É do conhecimento de todos o permanente genocídio que se abate sobre nossos povos. Depois de quinhentos anos, não se procura compreender os nobres ideais que nós, povos indígenas, temos reproduzido e mantido, o profundo respeito pela nossa mãe terra e seus herdeiros, a permanente convicção de consensar nossa participação, e nossa possibilidade de prosseguir dando a nosso país uma identidade cultural digna e gratificante.

O que sucede no Estado de Chiapas, nos convida e nos convoca a uma serena reflexão do que somos e do que queremos ser no futuro, da impostergável organização que devemos ter para tornar realidade os sonhos que estão sendo enterrados por meio da violência, do engano, da exploração e da marginalização. Tempos de decisão e de reflexão nos esperam. Por ele emitimos a seguinte declaração para contribuir o debate sobre nosso futuro, e o do México.

PRIMEIRO

Nosso trabalho e nossos recursos naturais tem sido entendidos unicamente como uma mercadoria, um valor e um suor que só serve para enriquecer economicamente a alguns homens nunca para enobrecê-los. O resultado desta mentalidade tem sido a aprobiosa exploração de nossos povos e a cruel e irracional exploração de nossos recursos naturais. Temos constatado isso na mineração, na silvicultura, na selvagem concentração do manejo de nossos recursos aquíferos, e inclusive na utilitária exploração de nossos alimentos em benefício de um desenvolvimento industrial urbano e alheio a nossas necessidades de bem estar.

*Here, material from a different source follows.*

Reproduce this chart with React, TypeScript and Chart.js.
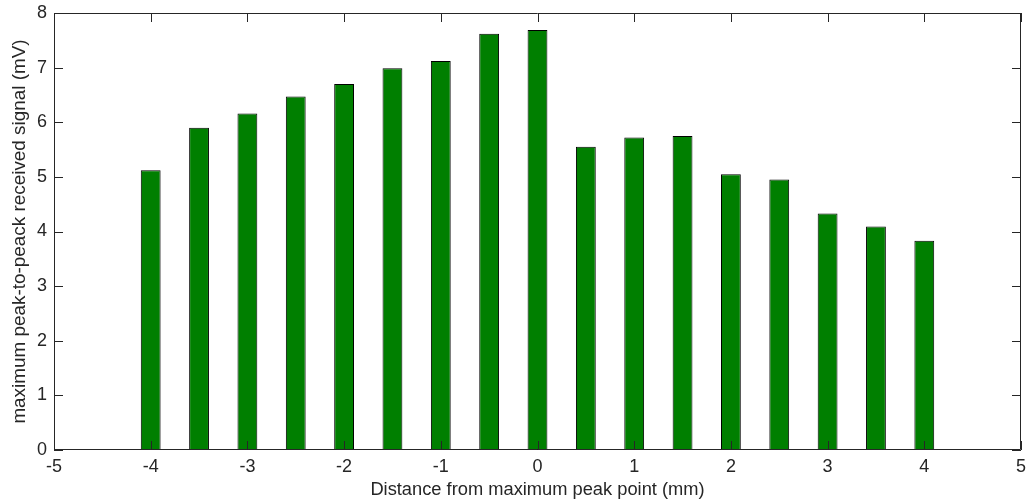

Esta situação expulsou de nossas comunidades a milhares ou milhões de nossos irmãos em busca do pão, do abrigo, de condições de vida que de maneira sistemática nos foram arrebatadas. Apesar disso seguiremos resistindo, um exemplo dessa resistência, se bem que violenta, é manifestado na atualidade pelos nossos irmãos do EZLN. Não podemos dizer que nos orgulhamos de seu método de trabalho, mas compreendemos seu desespero.

Para a solução desta insustentável situação em que vivem nossos povos, fazemos a seguinte proposta:

1.- Que seja reintegrada a terra a todas aquelas comunidades que demonstrem pelo ouso e pelo direito, a posse de seu território. Que seja avaliada a capitalização de seus recursos naturais usurpados e que com seu pago, estes recursos sejam orientados pelos povos indígenas na direção que mais considerem conveniente.

2.- Que o futuro uso, aproveitamento ou exploração, tanto de seu território como dos recursos que nele existem, sejam as comunidades que decidam o que fazer com base em suas organizações tradicionais, tenham ou não um reconhecimento governamental. Para a definição deste procedimento pode-se apelar fundamentalmente à decisão de suas assembléias e de suas autoridades tradicionais.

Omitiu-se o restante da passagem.